Dashuang Fm
Type Locality and Naming
Eastern Zhejiang. The Dashuang Formation was established by the Zhejiang Bureau of Geology and Mineral Resources in 1989. The section measured for the designation is at Dashuang in Luoshan of the Dongyang County, Zhejiang. The Dashuang Formation represents the strata mostly built up by acidic pyroclastic rocks over the Maonong Fm and under the Gaowu Fm, which was attributed to Late Jurassic. It is the first rock formation of the Moshishan Gr.
Lithology and Thickness
The Dashuang Formation is mainly represented by a set of acidic pyroclastic rocks, intercalated with intermediate-acidic lava and clastic sedimentary rocks, which is roughly divided into two parts. Lower part is dominated by tuffaceous sandstone with tuff. Upper part is breccia tuff with andesite, rhyolite and small amounts of sediment tuff; its base is built up by gray and gray green sedimentary breccia tuff, locally with vitric tuff, differentiated from the underlying migmatic porphyritic monzonitic granite of the Jinning stage. The thickness is 526.3 m.
Relationships and Distribution
Lower contact
The Dashuang Formation lies unconformably on the underlying Maonong Fm (middle Jurassic) or obviously unconformably overlaps the older strata. It lies unconformably over the Jinning granite.
Upper contact
It top is bounded conformably by the occurrence of gray rhyolitic crystal vitric ignimbrite of the overlying Gaowu Fm.
Regional extent
The formation occurs in the form of two almost parallel striped zones in the southeast part of Zhejiang.

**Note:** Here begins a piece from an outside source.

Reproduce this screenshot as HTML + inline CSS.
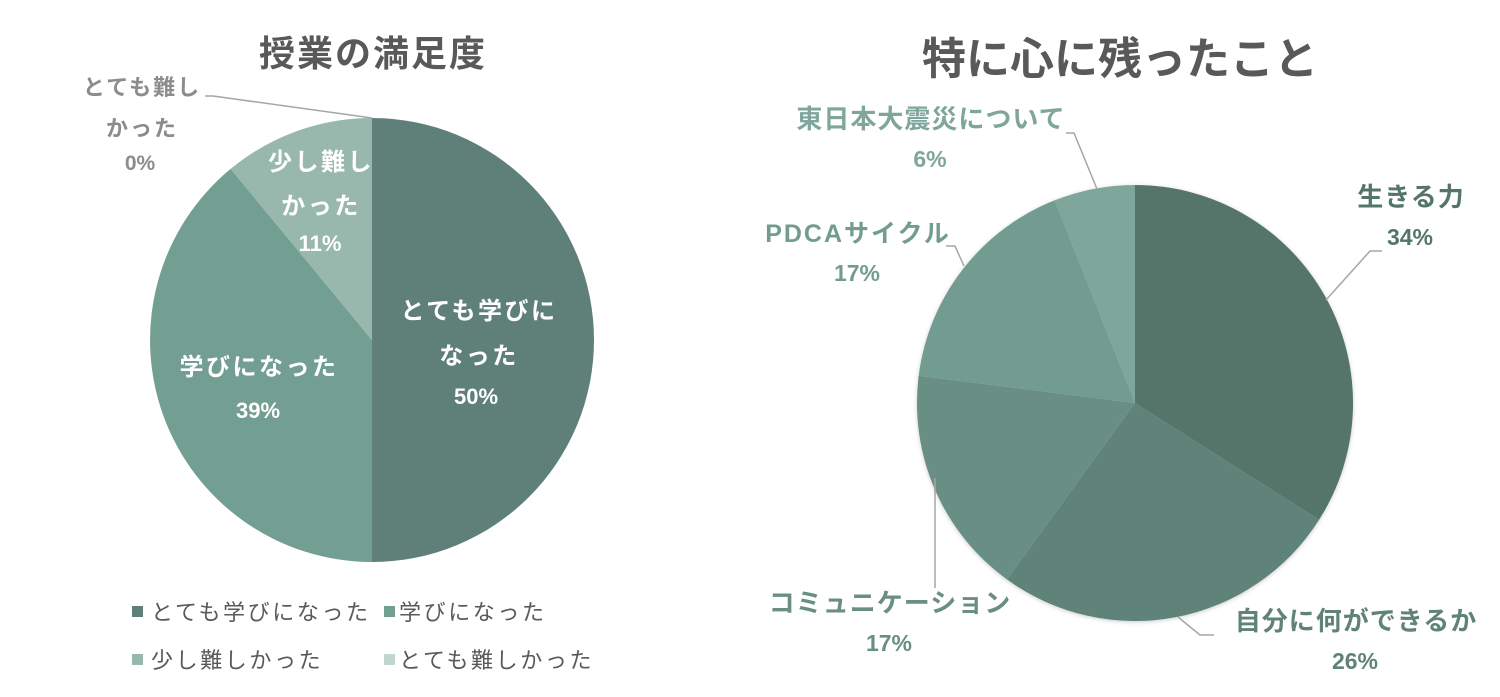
<!DOCTYPE html>
<html><head><meta charset="utf-8"><style>
html,body{margin:0;padding:0;background:#fff;}
svg{display:block;}
text{font-family:"Liberation Sans","Noto Sans CJK JP",sans-serif;}
</style></head><body>
<svg width="1500" height="697" viewBox="0 0 1500 697" xmlns="http://www.w3.org/2000/svg">
<defs>
<filter id="sh" x="-10%" y="-10%" width="120%" height="120%"><feDropShadow dx="0" dy="1" stdDeviation="2" flood-color="#000" flood-opacity="0.2"/></filter>
</defs>
<text x="373" y="66" text-anchor="middle" font-size="36" font-weight="bold" fill="#595959" letter-spacing="2">授業の満足度</text>
<path d="M372,340 L372,118 A222,222 0 0 1 372,562 Z" fill="#5e8078"/>
<path d="M372,340 L372,562 A222,222 0 0 1 230.6,168.9 Z" fill="#739e92"/>
<path d="M372,340 L230.6,168.9 A222,222 0 0 1 372,118 Z" fill="#98b8ae"/>
<polyline points="205,96 213,96 372,118" fill="none" stroke="#a6a6a6" stroke-width="1.5"/>
<g font-size="24" font-weight="bold" fill="#fff" text-anchor="middle" letter-spacing="2.5">
<text x="479" y="319">とても学びに</text>
<text x="479" y="364">なった</text>
<text x="476" y="404" font-size="22" letter-spacing="0">50%</text>
<text x="259" y="375">学びになった</text>
<text x="258" y="418" font-size="22" letter-spacing="0">39%</text>
<text x="321" y="170">少し難し</text>
<text x="321" y="214">かった</text>
<text x="320" y="251" font-size="22" letter-spacing="0">11%</text>
</g>
<g font-size="22" font-weight="bold" fill="#8c8c8c" text-anchor="middle" letter-spacing="2">
<text x="142" y="95">とても難し</text>
<text x="142" y="136">かった</text>
<text x="140" y="170" font-size="21" letter-spacing="0">0%</text>
</g>
<g font-size="22" fill="#595959" letter-spacing="2.6">
<rect x="132" y="606" width="11" height="11" fill="#5e8078"/><text x="151" y="620">とても学びになった</text>
<rect x="384" y="606" width="11" height="11" fill="#739e92"/><text x="399" y="620">学びになった</text>
<rect x="132" y="654" width="11" height="11" fill="#98b8ae"/><text x="151" y="668">少し難しかった</text>
<rect x="384" y="654" width="11" height="11" fill="#c3d5d0"/><text x="399" y="668">とても難しかった</text>
</g>
<text x="1120" y="74" text-anchor="middle" font-size="44" font-weight="bold" fill="#595959">特に心に残ったこと</text>
<g filter="url(#sh)">
<path d="M1135,403 L1135,185 A218,218 0 0 1 1319.1,519.8 Z" fill="#54756b"/>
<path d="M1135,403 L1319.1,519.8 A218,218 0 0 1 1006.9,579.4 Z" fill="#5f8279"/>
<path d="M1135,403 L1006.9,579.4 A218,218 0 0 1 918.7,375.7 Z" fill="#698f85"/>
<path d="M1135,403 L918.7,375.7 A218,218 0 0 1 1054.8,200.3 Z" fill="#739c91"/>
<path d="M1135,403 L1054.8,200.3 A218,218 0 0 1 1135,185 Z" fill="#7ea69b"/>
</g>
<g fill="none" stroke="#a6a6a6" stroke-width="1.5">
<polyline points="1066,133 1074,133 1097,189"/>
<polyline points="946,246 955,246 964,266"/>
<polyline points="1382,251 1370,251 1326,300"/>
<polyline points="1178,617 1200,635 1214,635"/>
<polyline points="935,478 935,588"/>
</g>
<g font-size="26" font-weight="bold" text-anchor="middle" letter-spacing="1">
<text x="931" y="128" fill="#7ea69b">東日本大震災について</text>
<text x="930" y="167" font-size="23" fill="#7ea69b" letter-spacing="0">6%</text>
<text x="858" y="242" fill="#739c91" font-size="25" letter-spacing="2">PDCAサイクル</text>
<text x="857" y="281" font-size="23" fill="#739c91" letter-spacing="0">17%</text>
<text x="1411" y="206" fill="#54756b">生きる力</text>
<text x="1410" y="245" font-size="23" fill="#54756b" letter-spacing="0">34%</text>
<text x="1356" y="630" fill="#5f8279">自分に何ができるか</text>
<text x="1355" y="669" font-size="23" fill="#5f8279" letter-spacing="0">26%</text>
<text x="890" y="612" fill="#698f85">コミュニケーション</text>
<text x="889" y="651" font-size="23" fill="#698f85" letter-spacing="0">17%</text>
</g>
</svg>
</body></html>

In the northern striped zone (from Quxian to Shaoxing), the Dashuang Formation varies considerably in thickness, about 2000 m thick in Ruoyang of Jinhua and Houzhai of Yiwu, decreasing towards both the southwest and northeast ends, only 238 m thick in Baozhulong of Quxian, 740 m in Tueshan of Shaoxing. It varies considerably in lithology, which is dominated by intermediate lava in Houzhai of Yiwu and in Sizhai of Zhuji and changes in facies to moderately acidic and acidic volcanic rocks toward southwest and northeast. In the southern zone (from Longquan to Xinchang), the formation varies in thickness to a certain extent and thickens from southwest to northeast, about 804 m thick near Longquanjiao, 1141.3-3746.2 m north of Longquan, and more than 1300 m in the central part of the zone. In the lower part of the formation, sedimentary rocks are not persistent, where intermediate volcanic rocks are predominant, while acidic volcanic rocks are dominant in the upper part.
GeoJSON
Fossils
None listed
Age
Depositional setting
It is mainly built up by volcanic eruptive accumulation.